I shoved it, and tried again to turn the lock. Nothing happened, the horror dawning on me that I was stuck. I banged on the door, yelled out, remembered the unhappy American woman at the Louvre.
The lavatories in this cafe have a little lobby area with an outer door, so are kind of sealed off from where people are seated. Clearly no-one heard me calling out, and I realised my friends wouldn't know I was in the loo because I'd got there ahead of them. After a few minutes I was getting a bit panicky, and there was no sound of anyone coming in.
I'd accidentally left my glasses at home, so couldn't read the fine print on Google to find the cafe phone number on my mobile, and call for help. Then it all clicked into place. I calmed down, used a perfect combination of old and new technology to get out of jail. I fished my phone out of my handbag, rang old-fashioned 018 Directory, and was connected to the cafe.
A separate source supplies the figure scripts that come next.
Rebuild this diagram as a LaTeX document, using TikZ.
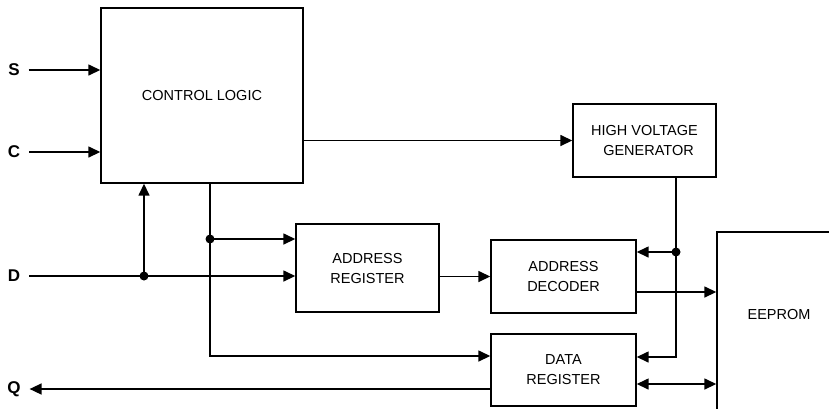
\documentclass[tikz,border=0pt]{standalone}
\usepackage{fontspec}
\setmainfont{Liberation Sans}
\usetikzlibrary{arrows.meta}

\tikzset{
  blk/.style={draw, line width=1.4pt, inner sep=0pt, align=center,
    font=\fontsize{14.5}{20}\selectfont},
  lbl/.style={font=\bfseries\fontsize{17}{17}\selectfont, inner sep=0pt, outer xsep=9pt},
  arr/.style={-{Triangle[length=12pt,width=11pt]}},
  arrs/.style={{Triangle[length=12pt,width=11pt]}-{Triangle[length=12pt,width=11pt]}}
}

\begin{document}
\begin{tikzpicture}[x=1pt, y=-1pt, line width=1.5pt]
  \useasboundingbox (0,0) rectangle (829,408);

  \node [blk, minimum width=202pt, minimum height=175pt] (ctrl) at (202,95.5) {CONTROL LOGIC};
  \node [blk, minimum width=143pt, minimum height=73pt] (hvg) at (644.5,140.5) {HIGH VOLTAGE\\ \ \ GENERATOR};
  \node [blk, minimum width=143pt, minimum height=88pt] (addrreg) at (367.5,268) {ADDRESS\\REGISTER};
  \node [blk, minimum width=145pt, minimum height=73pt] (addrdec) at (563.5,276.5) {ADDRESS\\DECODER};
  \node [blk, minimum width=145pt, minimum height=72pt] (datareg) at (563.5,370) {DATA\\REGISTER};
  \node [blk, minimum width=124pt, minimum height=188pt, label={[yshift=12pt, font=\fontsize{14.5}{20}\selectfont]center:EEPROM}] (eeprom) at (779,326) {};

  \node [lbl] (s) at (14,70) {S};
  \node [lbl] (c) at (14,152) {C};
  \node [lbl] (d) at (14,276) {D};
  \node [lbl] (q) at (14,389) {Q};

  \coordinate (dj) at (144,276);
  \coordinate (tap) at (210,239);
  \coordinate (hv) at (676,252);

  \draw [arr] (s.east) -- (s.east -| ctrl.west);
  \draw [arr] (c.east) -- (c.east -| ctrl.west);
  \draw [arr] (d.east) -- (d.east -| addrreg.west);
  \draw [arr] (dj) -- (dj |- ctrl.south);
  \draw [arr] (ctrl.south -| tap) |- (datareg.west |- 0,356);
  \draw [arr] (tap) -- (tap -| addrreg.west);
  \draw [arr] (ctrl.east |- hvg.west) -- (hvg.west);
  \draw [arr] (addrreg.east |- addrdec.west) -- (addrdec.west);
  \draw [arr] (hvg.south -| hv) |- (datareg.east |- 0,357);
  \draw [arr] (hv) -- (hv -| addrdec.east);
  \draw [arr] (addrdec.east |- 0,292) -- (eeprom.west |- 0,292);
  \draw [arrs] (datareg.east |- 0,384) -- (eeprom.west |- 0,384);
  \draw [arr] (datareg.west |- q) -- (q.east);

  \fill (dj) circle (4.5pt);
  \fill (tap) circle (4.5pt);
  \fill (hv) circle (4.5pt);
\end{tikzpicture}
\end{document}
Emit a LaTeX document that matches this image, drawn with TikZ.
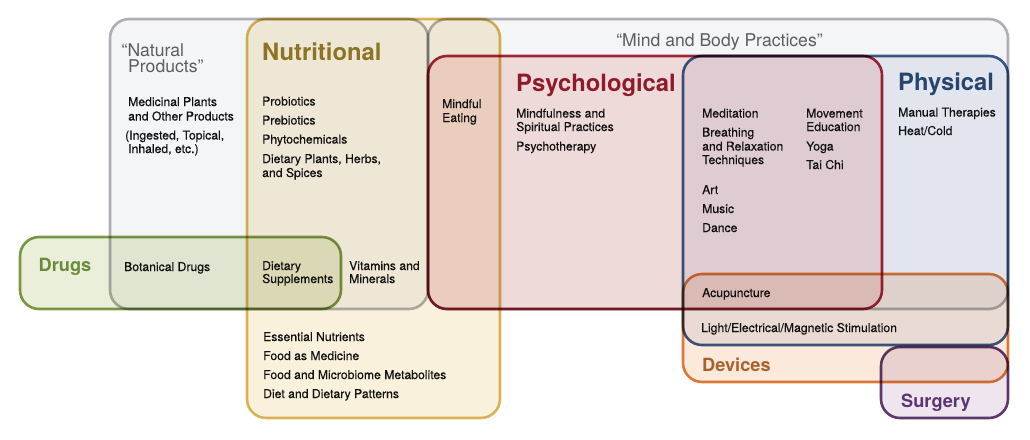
\documentclass[tikz,border=0pt]{standalone}
\usepackage{fontspec}
\setmainfont{TeX Gyre Heros}
\newfontfamily\medfont{TeX Gyre Heros}[FakeBold=0.35]
\definecolor{gfill}{HTML}{F4F5F7}
\definecolor{gline}{HTML}{B3B3B7}
\definecolor{nfill}{HTML}{FAF1DD}
\definecolor{nline}{HTML}{DDB85C}
\definecolor{dfill}{HTML}{E9EFD8}
\definecolor{dline}{HTML}{7E9C4A}
\definecolor{pfill}{HTML}{FAE3E2}
\definecolor{pline}{HTML}{A8293C}
\definecolor{hfill}{HTML}{EDEFF6}
\definecolor{hline}{HTML}{3E5C8C}
\definecolor{vfill}{HTML}{FBE9DB}
\definecolor{vline}{HTML}{DE7E3C}
\definecolor{sfill}{HTML}{EFE5EF}
\definecolor{sline}{HTML}{5F3A73}
\definecolor{gtext}{HTML}{5C5D5F}
\definecolor{ntext}{HTML}{8C7424}
\definecolor{dtext}{HTML}{6B8A3B}
\definecolor{ptext}{HTML}{8E1B2C}
\definecolor{htext}{HTML}{27466F}
\definecolor{vtext}{HTML}{A9612C}
\definecolor{stext}{HTML}{5B3571}
\definecolor{body}{HTML}{111111}
\begin{document}
\begin{tikzpicture}[x=1pt,y=-1pt,
  region/.style={rounded corners=19pt},
  edge/.style={rounded corners=19pt, line width=2.6pt, draw=#1},
  txt/.style={anchor=base west, inner sep=0pt, font=\medfont\fontsize{12.2}{14}\selectfont, text=body},
  bighead/.style={anchor=base west, inner sep=0pt, font=\fontsize{23.8}{26}\selectfont\bfseries, text=#1},
  smallhead/.style={anchor=base west, inner sep=0pt, font=\fontsize{18.2}{20}\selectfont\bfseries, text=#1},
  quotehead/.style={inner sep=0pt, font=\fontsize{17.6}{20}\selectfont, text=gtext}
]
\useasboundingbox (0,0) rectangle (1030,439);
\fill[white] (0,0) rectangle (1030,439);

\begin{scope}[blend mode=multiply]
  % fills
  \fill[region, gfill] (110,19) rectangle (428,309);
  \fill[region, gfill] (428,19) rectangle (1008,309);
  \fill[region, nfill] (247,19) rectangle (500,418);
  \fill[region, dfill] (20,237) rectangle (341,309);
  \fill[region, pfill] (428,56) rectangle (882,309);
  \fill[region, hfill] (683,56) rectangle (1008,345);
  \fill[region, vfill] (683,274) rectangle (1008,382);
  \fill[region, sfill] (881,347) rectangle (1008,418);
  % outlines
  \draw[edge=gline] (110,19) rectangle (428,309);
  \draw[edge=gline] (428,19) rectangle (1008,309);
  \draw[edge=nline] (247,19) rectangle (500,418);
  \draw[edge=dline] (20,237) rectangle (341,309);
  \draw[edge=pline] (428,56) rectangle (882,309);
  \draw[edge=hline] (683,56) rectangle (1008,345);
  \draw[edge=vline] (683,274) rectangle (1008,382);
  \draw[edge=sline] (881,347) rectangle (1008,418);
\end{scope}

% headings
\node[quotehead, anchor=base west] (natq1) at (121.5,56) {“Natural};
\node[quotehead, anchor=base west] (natq2) at (128,72) {Products”};
\node[quotehead, anchor=base] (mindq) at (719.5,46) {“Mind and Body Practices”};
\node[bighead=ntext] (nutr) at (262,60) {Nutritional};
\node[bighead=ptext] (psych) at (516,91) {Psychological};
\node[bighead=htext] (phys) at (898,90.5) {Physical};
\node[smallhead=dtext] (drugs) at (38.5,271) {Drugs};
\node[smallhead=vtext] (dev) at (702,371) {Devices};
\node[smallhead=stext] (surg) at (901,407) {Surgery};

% body texts
\foreach \nm/\xx/\yy/\tx in {
  np1/128/106/Medicinal Plants,
  np2/128/120.5/and Other Products,
  {np3/125/139.5/(Ingested, Topical,},
  {np4/128/153/Inhaled, etc.)},
  bot/124/271/Botanical Drugs,
  nu1/262/105.5/Probiotics,
  nu2/262/124.5/Prebiotics,
  nu3/262/143.5/Phytochemicals,
  {nu4/262/163/Dietary Plants, Herbs,},
  nu5/262/177/and Spices,
  ds1/262/270/Dietary,
  ds2/262/283/Supplements,
  vm1/349/270/Vitamins and,
  vm2/349/283/Minerals,
  en1/263/341/Essential Nutrients,
  en2/263/360/Food as Medicine,
  en3/263/379/Food and Microbiome Metabolites,
  en4/263/398/Diet and Dietary Patterns,
  me1/442/108/Mindful,
  me2/442/122/Eating,
  ps1/516/117.5/Mindfulness and,
  ps2/516/131/Spiritual Practices,
  ps3/516/150.5/Psychotherapy,
  mb1/702/117.5/Meditation,
  mb2/702/136.5/Breathing,
  mb3/702/150.5/and Relaxation,
  mb4/702/164/Techniques,
  mb5/702/194/Art,
  mb6/702/213/Music,
  mb7/702/232/Dance,
  mv1/806/117.5/Movement,
  mv2/806/131/Education,
  mv3/806/150.5/Yoga,
  mv4/806/169/Tai Chi,
  ph1/898/116.5/Manual Therapies,
  acu/702/297/Acupuncture}
  \node[txt] (\nm) at (\xx,\yy) {\tx};
\node[txt] (ph2) at (898,135) {Heat/Cold};
\node[txt] (stim) at (701,332) {Light/Electrical/Magnetic Stimulation};
\end{tikzpicture}
\end{document}
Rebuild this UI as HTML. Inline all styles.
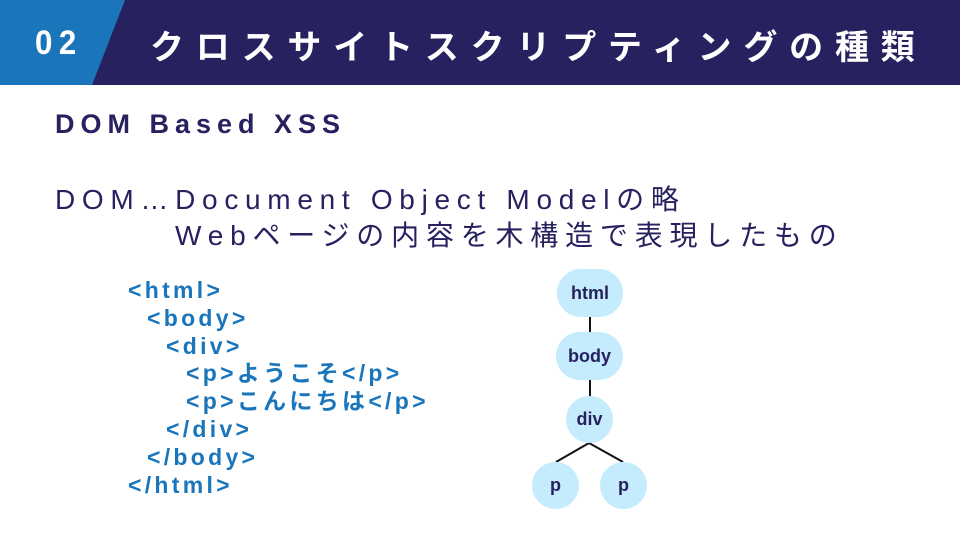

A polite young man answered, introduced himself as Campbell. That was kind of reassuring in itself because I have a son named Campbell. It seemed a good omen. "Hello Campbell," I said, attempting a dignified tone. "It's Denise Irvine speaking. I'm actually trapped in one of the lavatories in your cafe and I'd like someone to come and rescue me please."
He was outside the door in an instant, and advised me that this was a lock you slid rather than turned. I slid; the door slipped open. I tried not to feel incredibly foolish. Campbell and another staff member noted that the lock had tricked others before me - even one that very morning.
A young lad was similarly locked in after me, swiftly retrieved by his parents. The cafe apparently used to have a sign explaining how the lock worked, but it had disappeared. They clearly need to put up another one or replace the lock.
My friends, of course, could be relied upon to find it very funny. One of them even remembered a nursery rhyme parody her stepfather used to sing, along the lines of "Oh dear what can the matter be, three old maids got locked in the lavatory. . .". She sang me a verse.
So I think I've dealt with that particular irrational fear. Must remember to take my phone with me every time I visit a random loo. The rat thing may be more difficult to beat.